Screen scraping historically referred to the process of extracting data from the screen output of a program. In the context of web scraping, it can sometimes mean extracting data from web pages that are rendered dynamically using JavaScript.
Cheerio itself is limited to parsing and manipulating HTML and does not have the capability to execute JavaScript or render pages like a web browser. Therefore, if you are dealing with static HTML, Cheerio can be an excellent tool for both data scraping and screen scraping in the sense that you are extracting information from the served HTML content.
However, if you need to interact with or extract data from a webpage that relies heavily on JavaScript to render its content or to handle pagination, user interactions, or any dynamic behavior, then Cheerio alone would not be sufficient. For such cases, you'd need a more powerful tool that can render JavaScript and mimic browser behavior, such as Puppeteer or Selenium.

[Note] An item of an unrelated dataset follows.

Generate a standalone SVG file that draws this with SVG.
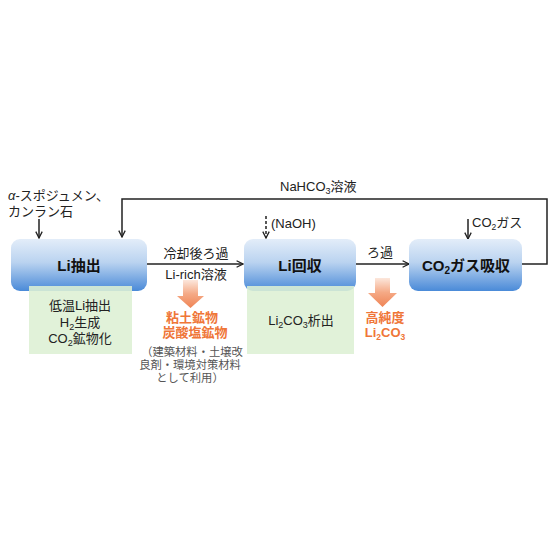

Here's a basic example of how you could use Cheerio in a Node.js script to scrape data from a static HTML page:
const cheerio = require('cheerio');
const axios = require('axios');
async function fetchData(url){
const result = await axios.get(url);
return cheerio.load(result.data);
}
const url = 'http://example.com';
fetchData(url).then(($) => {
$('h1').each((index, element) => {
console.log($(element).text());
});
// You can use similar methods to scrape other data
});
In this example, axios
is used to fetch the HTML content of the page, and then Cheerio is used to parse this content and extract text from h1
tags.
If you need to scrape a dynamic website that requires JavaScript execution, you would use something like Puppeteer, which provides a high-level API over the Chrome DevTools Protocol and can render and interact with pages just like a real user would in a browser.
Here's a basic Puppeteer example that demonstrates how you could scrape data from a page, including content that might be loaded dynamically:
const puppeteer = require('puppeteer');
(async () => {
const browser = await puppeteer.launch();
const page = await browser.newPage();
await page.goto('http://example.com');
// Wait for a specific element to be rendered
await page.waitForSelector('h1');
// Now you can evaluate page content just like in the browser
const headings = await page.evaluate(() => {
const h1s = Array.from(document.querySelectorAll('h1'));
return h1s.map(h => h.textContent);
});
console.log(headings);
await browser.close();
})();
In this Puppeteer example, the browser is launched, the page is loaded, and then we wait for an h1
element to ensure that any dynamic content has been loaded and rendered before we scrape the text content of those elements.
In conclusion, Cheerio is suitable for scraping static HTML content and can be considered for simple screen scraping scenarios where JavaScript execution is not required. For dynamic websites that rely on JavaScript, you would need a more sophisticated tool like Puppeteer or Selenium.